You can also use action verbs instead of adjectives to spur on a performance. During a romantic scene, rather than the direction “look like you’re in love” you can tell your actors to simply “lose themselves” in each other’s eyes. During an argument scene, you can tell your actors to “really lay into one another” instead of saying “get louder”. If you want your actor to pull back a performance, maybe you tell them to “Find some composure,” rather than say “calm down”.
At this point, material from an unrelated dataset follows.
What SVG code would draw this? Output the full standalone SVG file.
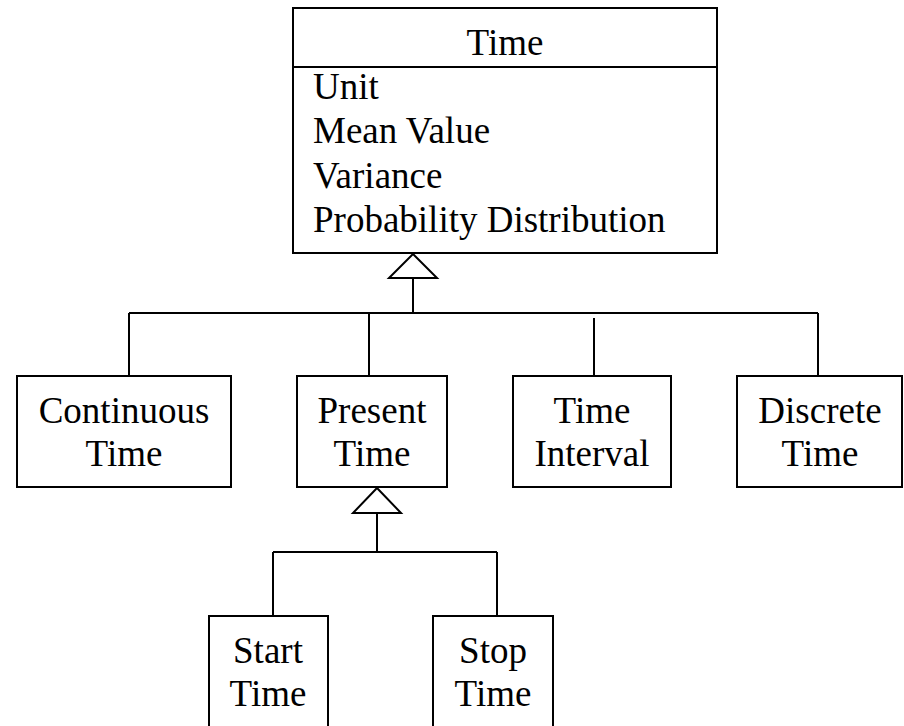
<svg xmlns="http://www.w3.org/2000/svg" width="904" height="726" viewBox="0 0 904 726">
  <style>
    .box { fill: #fff; stroke: #000; stroke-width: 2; }
    .line { fill: none; stroke: #000; stroke-width: 2; }
    .head { fill: #fff; stroke: #000; stroke-width: 2; stroke-linejoin: miter; }
    text { font-family: "Liberation Serif", "Times New Roman", serif; font-size: 37px; fill: #000; }
    .c { text-anchor: middle; }
  </style>
  <rect width="904" height="726" fill="#fff"/>

  <!-- connectors: generalization trees -->
  <g id="connectors">
    <line class="line" x1="413" y1="278" x2="413" y2="313"/>
    <line class="line" x1="129" y1="313" x2="818" y2="313"/>
    <line class="line" x1="129" y1="313" x2="129" y2="376"/>
    <line class="line" x1="369" y1="313" x2="369" y2="376"/>
    <line class="line" x1="594" y1="318" x2="594" y2="376"/>
    <line class="line" x1="818" y1="313" x2="818" y2="376"/>
    <polygon class="head" points="413,254 389,278 437,278"/>

    <line class="line" x1="377" y1="513" x2="377" y2="552"/>
    <line class="line" x1="273" y1="552" x2="497" y2="552"/>
    <line class="line" x1="273" y1="552" x2="273" y2="616"/>
    <line class="line" x1="497" y1="552" x2="497" y2="616"/>
    <polygon class="head" points="377,488 353,513 401,513"/>
  </g>

  <g id="time">
    <rect class="box" x="293" y="8" width="424" height="245"/>
    <line class="line" x1="293" y1="67" x2="717" y2="67"/>
    <text class="c" x="505" y="55">Time</text>
    <text x="313" y="99">Unit</text>
    <text x="313" y="143">Mean Value</text>
    <text x="313" y="188">Variance</text>
    <text x="313" y="232">Probability Distribution</text>
  </g>

  <g id="continuous-time">
    <rect class="box" x="17" y="376" width="214" height="111"/>
    <text class="c" x="124" y="423">Continuous</text>
    <text class="c" x="124" y="466">Time</text>
  </g>

  <g id="present-time">
    <rect class="box" x="297" y="376" width="150" height="111"/>
    <text class="c" x="372" y="423">Present</text>
    <text class="c" x="372" y="466">Time</text>
  </g>

  <g id="time-interval">
    <rect class="box" x="513" y="376" width="158" height="111"/>
    <text class="c" x="592" y="423">Time</text>
    <text class="c" x="592" y="466">Interval</text>
  </g>

  <g id="discrete-time">
    <rect class="box" x="737" y="376" width="165" height="111"/>
    <text class="c" x="820" y="423">Discrete</text>
    <text class="c" x="820" y="466">Time</text>
  </g>

  <g id="start-time">
    <rect class="box" x="209" y="616" width="119" height="130"/>
    <text class="c" x="268" y="663">Start</text>
    <text class="c" x="268" y="706">Time</text>
  </g>

  <g id="stop-time">
    <rect class="box" x="433" y="616" width="120" height="130"/>
    <text class="c" x="493" y="663">Stop</text>
    <text class="c" x="493" y="706">Time</text>
  </g>
</svg>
There will inevitably be disagreements between the actor and director. While the director does have the whole film in mind, remember that it is the actor’s responsibility to bring their character to life. Some actors will spend hours, days, weeks or months researching parts of their character. Many professional actors will go above and beyond the script to create character backstories or details that the writer or director may not have thought of. If there are disagreements, it’s good to keep an open mind. When an actor says, “I don’t think my character would _____”, you should listen. In many ways, the actor may come to know their character even better than you.

One final note: If you want to be a good director, take some acting classes. Learn what it’s like to be on the receiving end of a direction, and take mental notes when those directions are clear or unclear. Then when you’re in the director’s chair yourself, you’ll be able to communicate adjustments in a more nuanced, and ultimately more effective way.